- Records supplied
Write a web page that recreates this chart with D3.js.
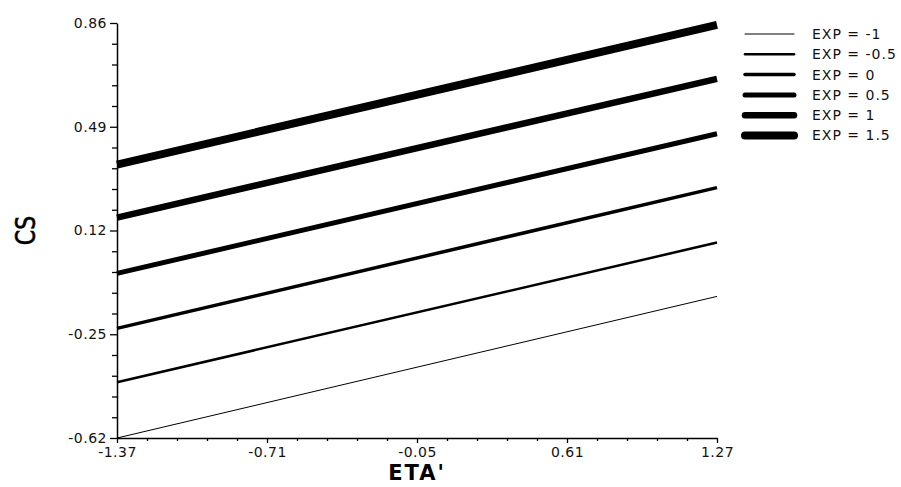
<!DOCTYPE html>
<html>
<head>
<meta charset="utf-8">
<script src="https://cdn.jsdelivr.net/npm/d3@7"></script>
<style>
  body { margin: 0; background: #fff; }
  text { font-family: "DejaVu Sans", sans-serif; }
</style>
</head>
<body>
<div id="chart"></div>
<script>
const xTicks = [-1.37, -0.71, -0.05, 0.61, 1.27];
const yTicks = [-0.62, -0.25, 0.12, 0.49, 0.86];
const seriesNames = ["EXP = -1", "EXP = -0.5", "EXP = 0", "EXP = 0.5", "EXP = 1", "EXP = 1.5"];
const startValues = [-0.62, -0.421, -0.229, -0.033, 0.166, 0.355];
const endValues = [-0.115, 0.077, 0.273, 0.465, 0.661, 0.853];
const strokeWidths = [1, 2.5, 3.5, 5, 6.5, 8];

const width = 901, height = 487;
const margin = { left: 117, right: 184, top: 23, bottom: 49 };

const svg = d3.select("#chart").append("svg")
  .attr("width", width)
  .attr("height", height);

const x = d3.scaleLinear().domain([-1.37, 1.27]).range([margin.left, width - margin.right]);
const y = d3.scaleLinear().domain([-0.62, 0.86]).range([height - margin.bottom, margin.top]);

const fmt = d => d.toFixed(2);

// minor ticks: 5 subdivisions between majors
const minor = (ticks) => {
  const out = [];
  for (let i = 0; i < ticks.length - 1; i++) {
    const step = (ticks[i + 1] - ticks[i]) / 5;
    for (let j = 1; j < 5; j++) out.push(ticks[i] + step * j);
  }
  return out;
};

const xAxis = svg.append("g")
  .attr("transform", `translate(0,${y(-0.62)})`)
  .call(d3.axisBottom(x).tickValues(xTicks).tickFormat(fmt).tickSize(5).tickSizeOuter(0));
svg.append("g")
  .attr("transform", `translate(0,${y(-0.62)})`)
  .call(d3.axisBottom(x).tickValues(minor(xTicks)).tickFormat("").tickSize(3).tickSizeOuter(0))
  .select(".domain").remove();

const yAxis = svg.append("g")
  .attr("transform", `translate(${x(-1.37)},0)`)
  .call(d3.axisLeft(y).tickValues(yTicks).tickFormat(fmt).tickSize(7).tickSizeOuter(0));
svg.append("g")
  .attr("transform", `translate(${x(-1.37)},0)`)
  .call(d3.axisLeft(y).tickValues(minor(yTicks)).tickFormat("").tickSize(5).tickSizeOuter(0))
  .select(".domain").remove();

svg.selectAll(".domain").attr("stroke", "#000").attr("stroke-width", 1.5);
svg.selectAll(".tick line").attr("stroke", "#000").attr("stroke-width", 1.3);
svg.selectAll(".tick text")
  .attr("font-size", 14)
  .attr("fill", "#111")
  .attr("letter-spacing", 0.5)
  .attr("font-family", "'DejaVu Sans', sans-serif");
xAxis.selectAll(".tick text").attr("dy", "0.8em");
yAxis.selectAll(".tick text").attr("x", -10);

// series lines
const line = d3.line().x(d => x(d[0])).y(d => y(d[1]));
seriesNames.forEach((name, i) => {
  svg.append("path")
    .datum([[-1.37, startValues[i]], [1.27, endValues[i]]])
    .attr("fill", "none")
    .attr("stroke", "#000")
    .attr("stroke-width", strokeWidths[i])
    .attr("d", line);
});

// legend
const legend = svg.append("g").attr("transform", "translate(745,34)");
seriesNames.forEach((name, i) => {
  const g = legend.append("g").attr("transform", `translate(0,${i * 20.3})`);
  g.append("line")
    .attr("x1", 0).attr("x2", 49)
    .attr("stroke", "#000")
    .attr("stroke-width", strokeWidths[i])
    .attr("stroke-linecap", "round");
  g.append("text")
    .attr("x", 67).attr("y", 0).attr("dy", "0.35em")
    .attr("font-size", 14)
    .attr("letter-spacing", 1)
    .attr("fill", "#111")
    .text(name);
});

// axis titles
svg.append("text")
  .attr("x", x(-0.05)).attr("y", 480)
  .attr("text-anchor", "middle")
  .attr("font-size", 21)
  .attr("font-weight", "bold")
  .attr("letter-spacing", 2)
  .text("ETA'");

svg.append("text")
  .attr("transform", `translate(35,${y(0.12)}) rotate(-90) scale(0.85,1)`)
  .attr("text-anchor", "middle")
  .attr("font-family", "'Liberation Sans', Arial, sans-serif")
  .attr("font-size", 26)
  .attr("stroke", "#000")
  .attr("stroke-width", 0.6)
  .text("CS");
</script>
</body>
</html>
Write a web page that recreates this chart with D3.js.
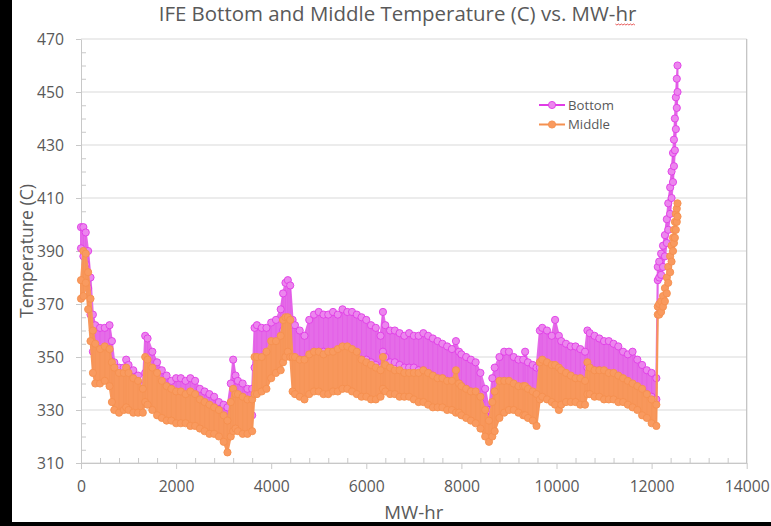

- Written request
Using the listing above, return all lines where the word "chart" occurs.

- Result of the task
Write a web page that recreates this chart with D3.js.
<div id="chart"></div>
const svg = d3.select("#chart").append("svg")
Write a web page that recreates this chart with D3.js.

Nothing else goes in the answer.